**Required work:**
Pictures stay out of the copy; restate everything else in the material exactly.

**Source material:**
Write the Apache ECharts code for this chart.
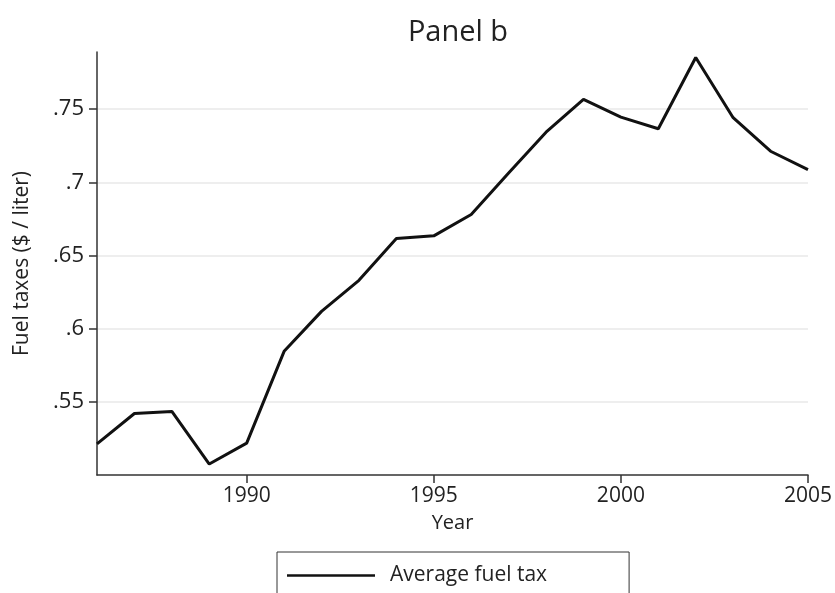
<!DOCTYPE html>
<html>
<head>
<meta charset="utf-8">
<script src="https://cdn.jsdelivr.net/npm/echarts@6/dist/echarts.min.js"></script>
<style>html,body{margin:0;padding:0;background:#fff}#c{width:835px;height:593px}</style>
</head>
<body>
<div id="c"></div>
<script>
const years = [1986,1987,1988,1989,1990,1991,1992,1993,1994,1995,1996,1997,1998,1999,2000,2001,2002,2003,2004,2005];
const fuelTax = [0.5213,0.5420,0.5434,0.5075,0.5218,0.5845,0.6118,0.6330,0.6616,0.6634,0.6780,0.7064,0.7342,0.7566,0.7445,0.7366,0.7852,0.7441,0.7212,0.7087];
const xTicks = [1990,1995,2000,2005];
const yTicks = [0.55,0.6,0.65,0.7,0.75];
const FONT = 'Open Sans';
const chart = echarts.init(document.getElementById('c'));
chart.setOption({
  backgroundColor:'#fff',
  animation:false,
  textStyle:{fontFamily:FONT,color:'#222'},
  title:{text:'Panel b',left:453,textAlign:'center',top:13,textStyle:{fontFamily:FONT,fontSize:29,fontWeight:'normal',color:'#222'}},
  grid:{left:97,right:26,top:52,bottom:118,containLabel:false},
  legend:{
    left:277,top:552,
    padding:[13,82,30,10],
    borderColor:'#333',borderWidth:1,
    itemWidth:88,itemHeight:14,itemGap:21,
    textStyle:{fontFamily:FONT,fontSize:21,color:'#222',padding:[0,0,0,10]},
    data:[{name:'Average fuel tax',icon:'path://M0,0 L100,0 L100,3 L0,3 Z',itemStyle:{color:'#111'}}]
  },
  xAxis:{
    type:'value',min:1986,max:2005,
    name:'Year',nameLocation:'middle',nameGap:38,
    nameTextStyle:{fontFamily:FONT,fontSize:20,color:'#222'},
    axisLine:{show:true,lineStyle:{color:'#333',width:1.5}},
    axisTick:{show:true,length:8,lineStyle:{color:'#333',width:1.5},customValues:xTicks},
    axisLabel:{fontFamily:FONT,fontSize:21,color:'#222',margin:11,customValues:xTicks,formatter:v=>String(v)},
    splitLine:{show:false}
  },
  yAxis:{
    type:'value',min:0.5,max:0.789,
    name:'Fuel taxes ($ / liter)',nameLocation:'middle',nameGap:64,nameRotate:90,
    nameTextStyle:{fontFamily:FONT,fontSize:21,color:'#222'},
    axisLine:{show:true,lineStyle:{color:'#333',width:1.5}},
    axisTick:{show:true,length:8,lineStyle:{color:'#333',width:1.5},customValues:yTicks},
    axisLabel:{fontFamily:FONT,fontSize:22,color:'#222',margin:13,customValues:yTicks,
      formatter:v=>String(Math.round(v*100)/100).replace(/^0/,'')},
    splitLine:{show:true,lineStyle:{color:'#e8e8e8',width:1.5},customValues:yTicks}
  },
  series:[{
    name:'Average fuel tax',type:'line',
    data:years.map((y,i)=>[y,fuelTax[i]]),
    symbol:'none',
    lineStyle:{color:'#111',width:3},
    itemStyle:{color:'#111'}
  }]
});
</script>
</body>
</html>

**Result for this exercise:**
Write the Apache ECharts code for this chart.
<!DOCTYPE html>
<html>
<head>
<meta charset="utf-8">
<script src="https://cdn.jsdelivr.net/npm/echarts@6/dist/echarts.min.js"></script>
<style>html,body{margin:0;padding:0;background:#fff}#c{width:835px;height:593px}</style>
</head>
<body>
<div id="c"></div>
<script>
const years = [1986,1987,1988,1989,1990,1991,1992,1993,1994,1995,1996,1997,1998,1999,2000,2001,2002,2003,2004,2005];
const fuelTax = [0.5213,0.5420,0.5434,0.5075,0.5218,0.5845,0.6118,0.6330,0.6616,0.6634,0.6780,0.7064,0.7342,0.7566,0.7445,0.7366,0.7852,0.7441,0.7212,0.7087];
const xTicks = [1990,1995,2000,2005];
const yTicks = [0.55,0.6,0.65,0.7,0.75];
const FONT = 'Open Sans';
const chart = echarts.init(document.getElementById('c'));
chart.setOption({
  backgroundColor:'#fff',
  animation:false,
  textStyle:{fontFamily:FONT,color:'#222'},
  title:{text:'Panel b',left:453,textAlign:'center',top:13,textStyle:{fontFamily:FONT,fontSize:29,fontWeight:'normal',color:'#222'}},
  grid:{left:97,right:26,top:52,bottom:118,containLabel:false},
  legend:{
    left:277,top:552,
    padding:[13,82,30,10],
    borderColor:'#333',borderWidth:1,
    itemWidth:88,itemHeight:14,itemGap:21,
    textStyle:{fontFamily:FONT,fontSize:21,color:'#222',padding:[0,0,0,10]},
    data:[{name:'Average fuel tax',icon:'path://M0,0 L100,0 L100,3 L0,3 Z',itemStyle:{color:'#111'}}]
  },
  xAxis:{
    type:'value',min:1986,max:2005,
    name:'Year',nameLocation:'middle',nameGap:38,
    nameTextStyle:{fontFamily:FONT,fontSize:20,color:'#222'},
    axisLine:{show:true,lineStyle:{color:'#333',width:1.5}},
    axisTick:{show:true,length:8,lineStyle:{color:'#333',width:1.5},customValues:xTicks},
    axisLabel:{fontFamily:FONT,fontSize:21,color:'#222',margin:11,customValues:xTicks,formatter:v=>String(v)},
    splitLine:{show:false}
  },
  yAxis:{
    type:'value',min:0.5,max:0.789,
    name:'Fuel taxes ($ / liter)',nameLocation:'middle',nameGap:64,nameRotate:90,
    nameTextStyle:{fontFamily:FONT,fontSize:21,color:'#222'},
    axisLine:{show:true,lineStyle:{color:'#333',width:1.5}},
    axisTick:{show:true,length:8,lineStyle:{color:'#333',width:1.5},customValues:yTicks},
    axisLabel:{fontFamily:FONT,fontSize:22,color:'#222',margin:13,customValues:yTicks,
      formatter:v=>String(Math.round(v*100)/100).replace(/^0/,'')},
    splitLine:{show:true,lineStyle:{color:'#e8e8e8',width:1.5},customValues:yTicks}
  },
  series:[{
    name:'Average fuel tax',type:'line',
    data:years.map((y,i)=>[y,fuelTax[i]]),
    symbol:'none',
    lineStyle:{color:'#111',width:3},
    itemStyle:{color:'#111'}
  }]
});
</script>
</body>
</html>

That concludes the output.